- **EXTRACTED INFORMATION**

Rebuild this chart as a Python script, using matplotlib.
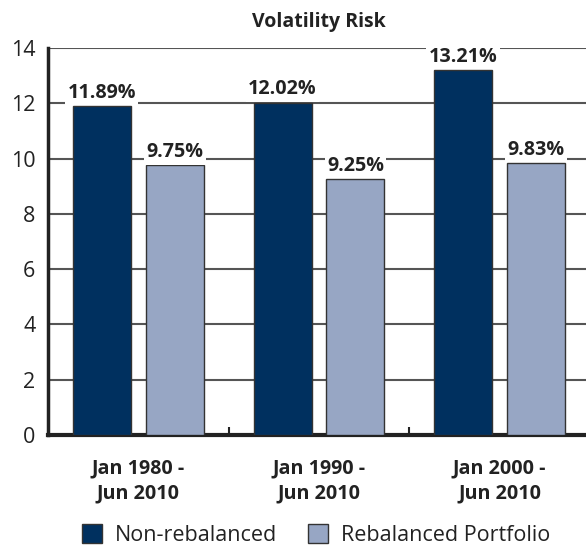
import matplotlib
matplotlib.use("Agg")
import matplotlib.pyplot as plt
from matplotlib.patches import Patch
import numpy as np

plt.rcParams['font.family'] = ['Open Sans', 'DejaVu Sans']

title = "Volatility Risk"
categories = ["Jan 1980 -\nJun 2010", "Jan 1990 -\nJun 2010", "Jan 2000 -\nJun 2010"]
series_names = ["Non-rebalanced", "Rebalanced Portfolio"]
non_rebalanced = [11.89, 12.02, 13.21]
rebalanced = [9.75, 9.25, 9.83]
yticks = [0, 2, 4, 6, 8, 10, 12, 14]

dark = "#00305f"
light = "#97a6c4"
edge = "#333333"
txt = "#222222"

W, H = 586, 548
fig = plt.figure(figsize=(W / 100, H / 100), dpi=100)
ax = fig.add_axes([48 / W, (H - 435) / H, (590 - 48) / W, (435 - 48) / H])

x = np.arange(len(categories))
bw = 0.321
off = 0.202
b1 = ax.bar(x - off, non_rebalanced, bw, color=dark, edgecolor=edge, linewidth=1.0, zorder=3, label=series_names[0])
b2 = ax.bar(x + off, rebalanced, bw, color=light, edgecolor=edge, linewidth=1.0, zorder=3, label=series_names[1])

for bars, vals in ((b1, non_rebalanced), (b2, rebalanced)):
    for r, v in zip(bars, vals):
        ax.annotate(f"{v:.2f}%", (r.get_x() + r.get_width() / 2, v),
                    xytext=(0, 6), textcoords="offset points",
                    ha="center", va="baseline", fontsize=14.2, fontweight="bold",
                    color=txt, zorder=4,
                    bbox=dict(boxstyle="square,pad=0.12", fc="white", ec="none"))

ax.set_xlim(-0.5, 2.5)
ax.set_ylim(0, 14)
ax.set_yticks(yticks)
ax.set_yticklabels([str(t) for t in yticks], fontsize=15.5, color=txt)
ax.tick_params(axis="y", length=0, pad=9)

ax.set_xticks([0.5, 1.5])
ax.set_xticklabels([])
ax.tick_params(axis="x", direction="in", length=6, width=1.5, color=txt)
for i, c in enumerate(categories):
    ax.text(i, -0.86, c, ha="center", va="top", fontsize=14.2, fontweight="bold",
            color=txt, linespacing=1.3, transform=ax.transData, clip_on=False)

ax.grid(axis="y", color="#555555", linewidth=1.5, zorder=0)
ax.set_axisbelow(True)
for s in ("top", "right"):
    ax.spines[s].set_visible(False)
ax.spines["left"].set_linewidth(2.5)
ax.spines["left"].set_color(txt)
ax.spines["bottom"].set_linewidth(3)
ax.spines["bottom"].set_color(txt)

fig.text((48 + 590) / 2 / W, 1 - 22 / H, title, ha="center", va="center",
         fontsize=14, fontweight="bold", color=txt)

handles = [Patch(facecolor=dark, edgecolor=edge, linewidth=1.0),
           Patch(facecolor=light, edgecolor=edge, linewidth=1.0)]
fig.legend(handles, series_names, loc="center", bbox_to_anchor=(316 / W, 1 - 535 / H),
           ncol=2, frameon=False, fontsize=15.5, handlelength=0.95, handleheight=0.95,
           handletextpad=0.6, columnspacing=1.4, labelcolor=txt,
           borderpad=0.0, borderaxespad=0.0)

fig.savefig("out.png", dpi=100, facecolor="white")
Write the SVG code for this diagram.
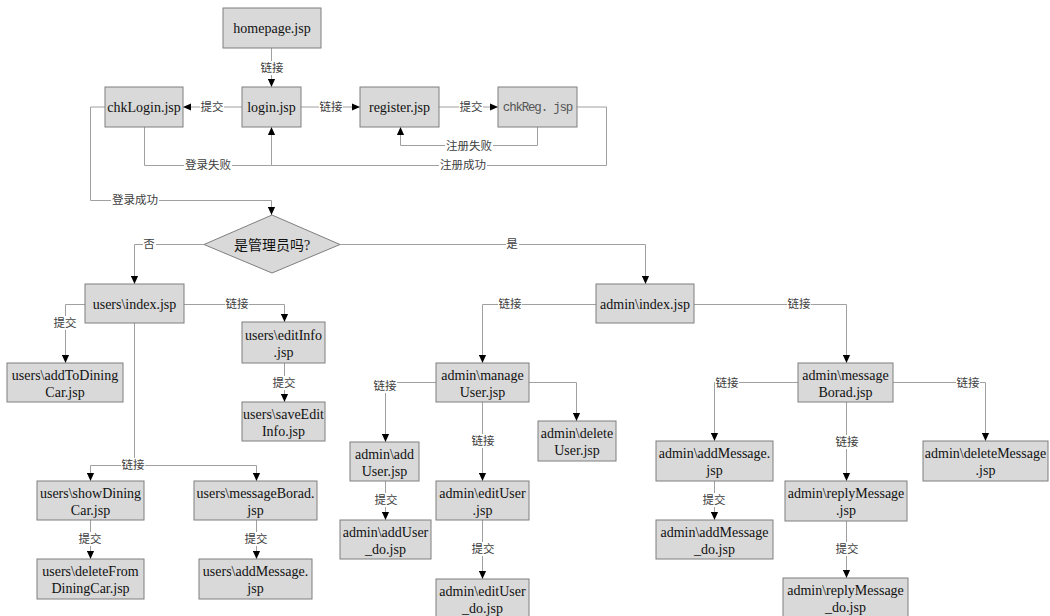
<svg xmlns="http://www.w3.org/2000/svg" width="1050" height="616" viewBox="0 0 1050 616">
<style>
.bg{fill:#ffffff}
.box{fill:#d9d9d9;stroke:#7f7f7f;stroke-width:1}
.t{font-family:"Liberation Serif","Times New Roman",serif;font-size:14px;fill:#111;text-anchor:middle}
.mono{font-family:"Liberation Mono","Courier New",monospace;font-size:12.5px;letter-spacing:-1.2px;fill:#555;text-anchor:middle}
.cjk{font-family:"Liberation Serif","Noto Sans CJK SC",serif;font-size:14px;fill:#111;text-anchor:middle}
.ln{fill:none;stroke:#a0a0a0;stroke-width:1}
.lb{font-family:"Noto Sans CJK SC",sans-serif;font-size:11.5px;fill:#404040;text-anchor:middle}
.lbg{fill:#ffffff}
</style>
<defs>
<marker id="ah" markerUnits="userSpaceOnUse" markerWidth="8" markerHeight="8" viewBox="0 0 10 10" refX="10" refY="5" orient="auto">
<path d="M0,0.5 L10,5 L0,9.5 z" fill="#000"/>
</marker>
</defs>
<rect class="bg" x="0" y="0" width="1050" height="616"/>
<g id="connectors">
<path class="ln" d="M271.5,48 V87" marker-end="url(#ah)"/>
<path class="ln" d="M242,107 H183" marker-end="url(#ah)"/>
<path class="ln" d="M301,107 H360" marker-end="url(#ah)"/>
<path class="ln" d="M439,107 H498" marker-end="url(#ah)"/>
<path class="ln" d="M537.5,127 V145.5 H400.5 V127" marker-end="url(#ah)"/>
<path class="ln" d="M577,107 H606.5 V165.5 H271.5 V127" marker-end="url(#ah)"/>
<path class="ln" d="M144.5,127 V165.5 H271.5"/>
<path class="ln" d="M105,107 H90.5 V200.5 H271.5 V215" marker-end="url(#ah)"/>
<path class="ln" d="M204,244.5 H134.5 V284" marker-end="url(#ah)"/>
<path class="ln" d="M340,244.5 H645.5 V284" marker-end="url(#ah)"/>
<path class="ln" d="M85,304.5 H65.5 V363" marker-end="url(#ah)"/>
<path class="ln" d="M184,304.5 H284.5 V322" marker-end="url(#ah)"/>
<path class="ln" d="M284.5,363 V402" marker-end="url(#ah)"/>
<path class="ln" d="M134.5,323 V465.5"/>
<path class="ln" d="M90.5,481 V465.5 H256.5 V481"/>
<path class="ln" d="M90.5,470 V481" marker-end="url(#ah)"/>
<path class="ln" d="M256.5,470 V481" marker-end="url(#ah)"/>
<path class="ln" d="M90.5,520 V559" marker-end="url(#ah)"/>
<path class="ln" d="M256.5,520 V559" marker-end="url(#ah)"/>
<path class="ln" d="M596,304.5 H482.5 V363" marker-end="url(#ah)"/>
<path class="ln" d="M694,304.5 H846.5 V363" marker-end="url(#ah)"/>
<path class="ln" d="M436,382.5 H385.5 V442" marker-end="url(#ah)"/>
<path class="ln" d="M529,382.5 H576.5 V421" marker-end="url(#ah)"/>
<path class="ln" d="M482.5,402 V481" marker-end="url(#ah)"/>
<path class="ln" d="M385.5,481 V520" marker-end="url(#ah)"/>
<path class="ln" d="M482.5,520 V579" marker-end="url(#ah)"/>
<path class="ln" d="M798,382.5 H714.5 V441" marker-end="url(#ah)"/>
<path class="ln" d="M893,382.5 H985.5 V441" marker-end="url(#ah)"/>
<path class="ln" d="M846.5,402 V481" marker-end="url(#ah)"/>
<path class="ln" d="M714.5,481 V520" marker-end="url(#ah)"/>
<path class="ln" d="M846.5,521 V578" marker-end="url(#ah)"/>
<g id="labels">
<rect class="lbg" x="260" y="61" width="24" height="14"/><text class="lb" x="272" y="72">链接</text>
<rect class="lbg" x="200" y="100" width="24" height="14"/><text class="lb" x="212" y="111">提交</text>
<rect class="lbg" x="319" y="100" width="24" height="14"/><text class="lb" x="331" y="111">链接</text>
<rect class="lbg" x="459" y="100" width="24" height="14"/><text class="lb" x="471" y="111">提交</text>
<rect class="lbg" x="445" y="139" width="48" height="14"/><text class="lb" x="469" y="150">注册失败</text>
<rect class="lbg" x="439" y="158" width="48" height="14"/><text class="lb" x="463" y="169">注册成功</text>
<rect class="lbg" x="184" y="158" width="48" height="14"/><text class="lb" x="208" y="169">登录失败</text>
<rect class="lbg" x="111" y="193" width="48" height="14"/><text class="lb" x="135" y="204">登录成功</text>
<rect class="lbg" x="143" y="237" width="13" height="14"/><text class="lb" x="149" y="248">否</text>
<rect class="lbg" x="506" y="237" width="13" height="14"/><text class="lb" x="512" y="248">是</text>
<rect class="lbg" x="53" y="316" width="24" height="14"/><text class="lb" x="65" y="327">提交</text>
<rect class="lbg" x="225" y="297" width="24" height="14"/><text class="lb" x="237" y="308">链接</text>
<rect class="lbg" x="272" y="376" width="24" height="14"/><text class="lb" x="284" y="387">提交</text>
<rect class="lbg" x="121" y="458" width="24" height="14"/><text class="lb" x="133" y="469">链接</text>
<rect class="lbg" x="78" y="532" width="24" height="14"/><text class="lb" x="90" y="543">提交</text>
<rect class="lbg" x="244" y="532" width="24" height="14"/><text class="lb" x="256" y="543">提交</text>
<rect class="lbg" x="498" y="297" width="24" height="14"/><text class="lb" x="510" y="308">链接</text>
<rect class="lbg" x="787" y="297" width="24" height="14"/><text class="lb" x="799" y="308">链接</text>
<rect class="lbg" x="373" y="379" width="24" height="14"/><text class="lb" x="385" y="390">链接</text>
<rect class="lbg" x="471" y="434" width="24" height="14"/><text class="lb" x="483" y="445">链接</text>
<rect class="lbg" x="374" y="493" width="24" height="14"/><text class="lb" x="386" y="504">提交</text>
<rect class="lbg" x="471" y="542" width="24" height="14"/><text class="lb" x="483" y="553">提交</text>
<rect class="lbg" x="715" y="376" width="24" height="14"/><text class="lb" x="727" y="387">链接</text>
<rect class="lbg" x="956" y="376" width="24" height="14"/><text class="lb" x="968" y="387">链接</text>
<rect class="lbg" x="835" y="435" width="24" height="14"/><text class="lb" x="847" y="446">链接</text>
<rect class="lbg" x="702" y="493" width="24" height="14"/><text class="lb" x="714" y="504">提交</text>
<rect class="lbg" x="835" y="542" width="24" height="14"/><text class="lb" x="847" y="553">提交</text>
</g>
</g>
<g id="homepage"><rect class="box" x="223" y="8" width="98" height="40"/><text class="t" x="272" y="33">homepage.jsp</text></g>
<g id="login"><rect class="box" x="242" y="87" width="59" height="40"/><text class="t" x="271.5" y="112">login.jsp</text></g>
<g id="chkLogin"><rect class="box" x="105" y="87" width="78" height="40"/><text class="t" x="144" y="112">chkLogin.jsp</text></g>
<g id="register"><rect class="box" x="360" y="87" width="79" height="40"/><text class="t" x="399.5" y="112">register.jsp</text></g>
<g id="chkReg"><rect class="box" x="498" y="87" width="79" height="40"/><text class="mono" x="537.5" y="111">chkReg. jsp</text></g>
<g id="isAdmin"><polygon class="box" points="272,215 340,244.5 272,273 204,244.5"/><text class="cjk" x="272" y="249.5">是管理员吗?</text></g>
<g id="usersIndex"><rect class="box" x="85" y="284" width="99" height="39"/><text class="t" x="134.5" y="308.5">users\index.jsp</text></g>
<g id="addToDiningCar"><rect class="box" x="7" y="363" width="116" height="39"/><text class="t" x="65" y="380">users\addToDining</text><text class="t" x="65" y="397">Car.jsp</text></g>
<g id="editInfo"><rect class="box" x="242" y="322" width="83" height="41"/><text class="t" x="283.5" y="340">users\editInfo</text><text class="t" x="283.5" y="357">.jsp</text></g>
<g id="saveEditInfo"><rect class="box" x="242" y="402" width="83" height="39"/><text class="t" x="283.5" y="419">users\saveEdit</text><text class="t" x="283.5" y="436">Info.jsp</text></g>
<g id="showDiningCar"><rect class="box" x="37" y="481" width="107" height="39"/><text class="t" x="90.5" y="498">users\showDining</text><text class="t" x="90.5" y="515">Car.jsp</text></g>
<g id="usersMessageBorad"><rect class="box" x="194" y="481" width="123" height="39"/><text class="t" x="255.5" y="498">users\messageBorad.</text><text class="t" x="255.5" y="515">jsp</text></g>
<g id="deleteFromDiningCar"><rect class="box" x="37" y="559" width="107" height="40"/><text class="t" x="90.5" y="576">users\deleteFrom</text><text class="t" x="90.5" y="593">DiningCar.jsp</text></g>
<g id="usersAddMessage"><rect class="box" x="199" y="559" width="113" height="40"/><text class="t" x="255.5" y="576">users\addMessage.</text><text class="t" x="255.5" y="593">jsp</text></g>
<g id="adminIndex"><rect class="box" x="596" y="284" width="98" height="39"/><text class="t" x="645" y="308.5">admin\index.jsp</text></g>
<g id="manageUser"><rect class="box" x="436" y="363" width="93" height="39"/><text class="t" x="482.5" y="380">admin\manage</text><text class="t" x="482.5" y="397">User.jsp</text></g>
<g id="addUser"><rect class="box" x="350" y="442" width="69" height="39"/><text class="t" x="384.5" y="459">admin\add</text><text class="t" x="384.5" y="476">User.jsp</text></g>
<g id="addUserDo"><rect class="box" x="340" y="520" width="91" height="39"/><text class="t" x="385.5" y="537">admin\addUser</text><text class="t" x="385.5" y="554">_do.jsp</text></g>
<g id="editUser"><rect class="box" x="436" y="481" width="93" height="39"/><text class="t" x="482.5" y="498">admin\editUser</text><text class="t" x="482.5" y="515">.jsp</text></g>
<g id="editUserDo"><rect class="box" x="436" y="579" width="93" height="39"/><text class="t" x="482.5" y="596">admin\editUser</text><text class="t" x="482.5" y="613">_do.jsp</text></g>
<g id="deleteUser"><rect class="box" x="538" y="421" width="78" height="40"/><text class="t" x="577" y="438">admin\delete</text><text class="t" x="577" y="455">User.jsp</text></g>
<g id="adminMessageBorad"><rect class="box" x="798" y="363" width="95" height="39"/><text class="t" x="845.5" y="380">admin\message</text><text class="t" x="845.5" y="397">Borad.jsp</text></g>
<g id="adminAddMessage"><rect class="box" x="656" y="441" width="117" height="40"/><text class="t" x="714.5" y="458">admin\addMessage.</text><text class="t" x="714.5" y="475">jsp</text></g>
<g id="deleteMessage"><rect class="box" x="923" y="441" width="125" height="40"/><text class="t" x="985.5" y="458">admin\deleteMessage</text><text class="t" x="985.5" y="475">.jsp</text></g>
<g id="replyMessage"><rect class="box" x="785" y="481" width="122" height="40"/><text class="t" x="846" y="498">admin\replyMessage</text><text class="t" x="846" y="515">.jsp</text></g>
<g id="addMessageDo"><rect class="box" x="656" y="520" width="117" height="39"/><text class="t" x="714.5" y="537">admin\addMessage</text><text class="t" x="714.5" y="554">_do.jsp</text></g>
<g id="replyMessageDo"><rect class="box" x="783" y="578" width="125" height="40"/><text class="t" x="845.5" y="595">admin\replyMessage</text><text class="t" x="845.5" y="612">_do.jsp</text></g>
</svg>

- **TASK GOAL**
Report each line in the preceding entries that holds the string "matplotlib".

- **PROBLEM SOLUTION**
Rebuild this chart as a Python script, using matplotlib.
import matplotlib
matplotlib.use("Agg")
import matplotlib.pyplot as plt
from matplotlib.patches import Patch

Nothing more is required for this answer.